Your First Step To A Kickass Kickstarter
Having run several successful Kickstarter campaigns, sometimes artists ask me what they should do to run a successful Kickstarter campaign.
Recently I realized that I was leaving out the first, and most important step, especially for a creator who is new to crowdfunding.
The first step to launching a successful Kickstarter?
Support a bunch of Kickstarters.
While it may seem like I’m encouraging you to put money into crowdfunding, to somehow give to the community of artists - that’s not really what I’m after. That’s just a side effect of what I’m after. What I’m really after is for you to get the backer experience.
I want you to figure out why you chose a particular campaign to back. What attracted you? What made you say yes, this is the one that deserves my cash? Was it humor? Slick presentation? The product? The people? The story?
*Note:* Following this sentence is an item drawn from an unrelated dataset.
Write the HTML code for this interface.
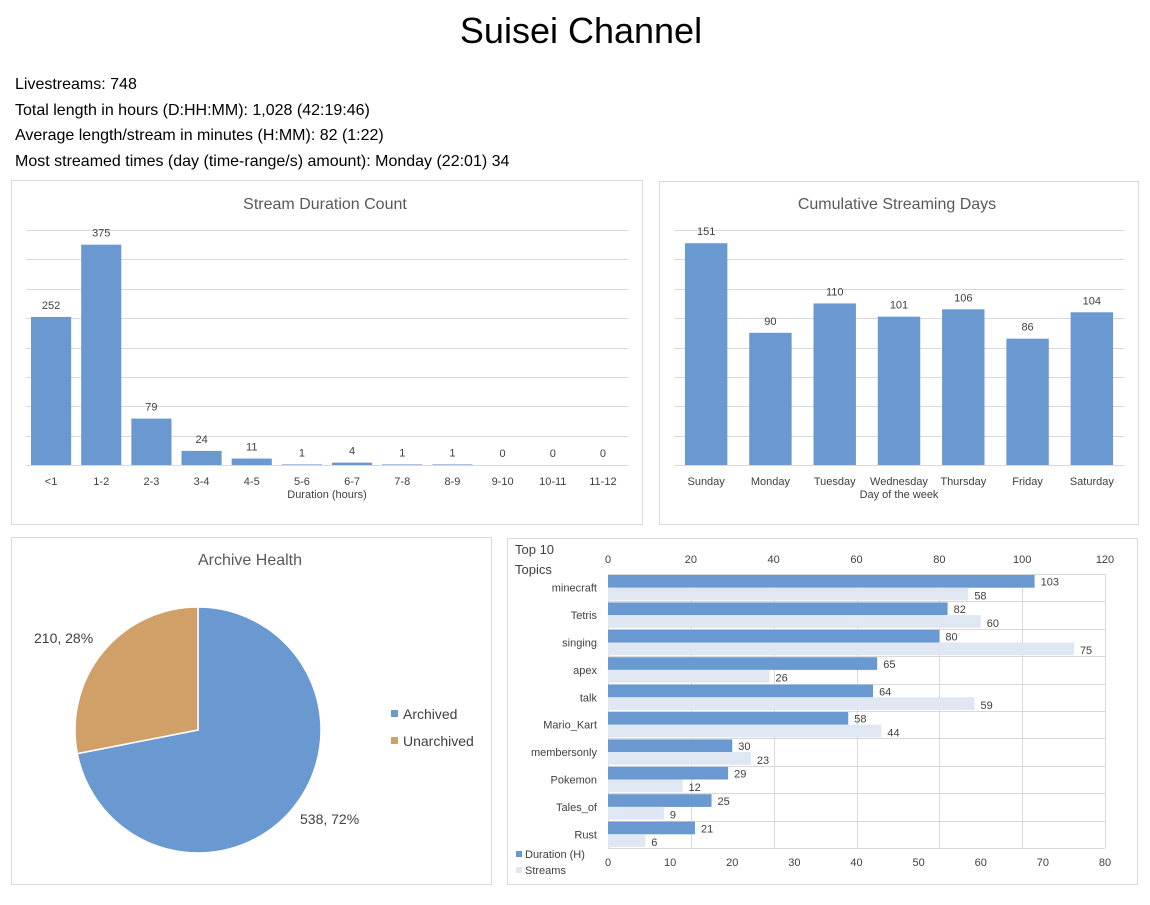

When you become a backer, what is the experience. What kind of updates appeal to you and make you feel good about supporting the project? What annoys you? What strategies work when the creator hits delays? Who did a great job of communicating, and why did that work?
What problems did the creator run into? Did you anticipate that sort of problem? What would you do if you ran into that problem?
If a campaign fails, why did it fail? If it succeeded, how was it different from the campaign that failed?
“But J.R., I don’t have all the money in the world! I can’t be giving 100′s of dollars to Kickstarter campaigns!”
Then don’t. Just give a 1$. Just one! Pick 10 campaigns and give them a dollar. Find projects that are similar to what you’re doing, and, more importantly, where the creator is someone like you. If you are a student, find students to support. See how they worked that angle. If you are an experienced creator returning to making art after a long departure, find creators like that to support.
You can learn how it feels to back a project, what it’s like when you see a creator fail, succeed, and struggle, and how it feels to back a project that goes through that adventure.
Then, when you start your own project, you’ll know what it’s like to be on the other side.
So really, it’s all about empathy. Empathy is the first step.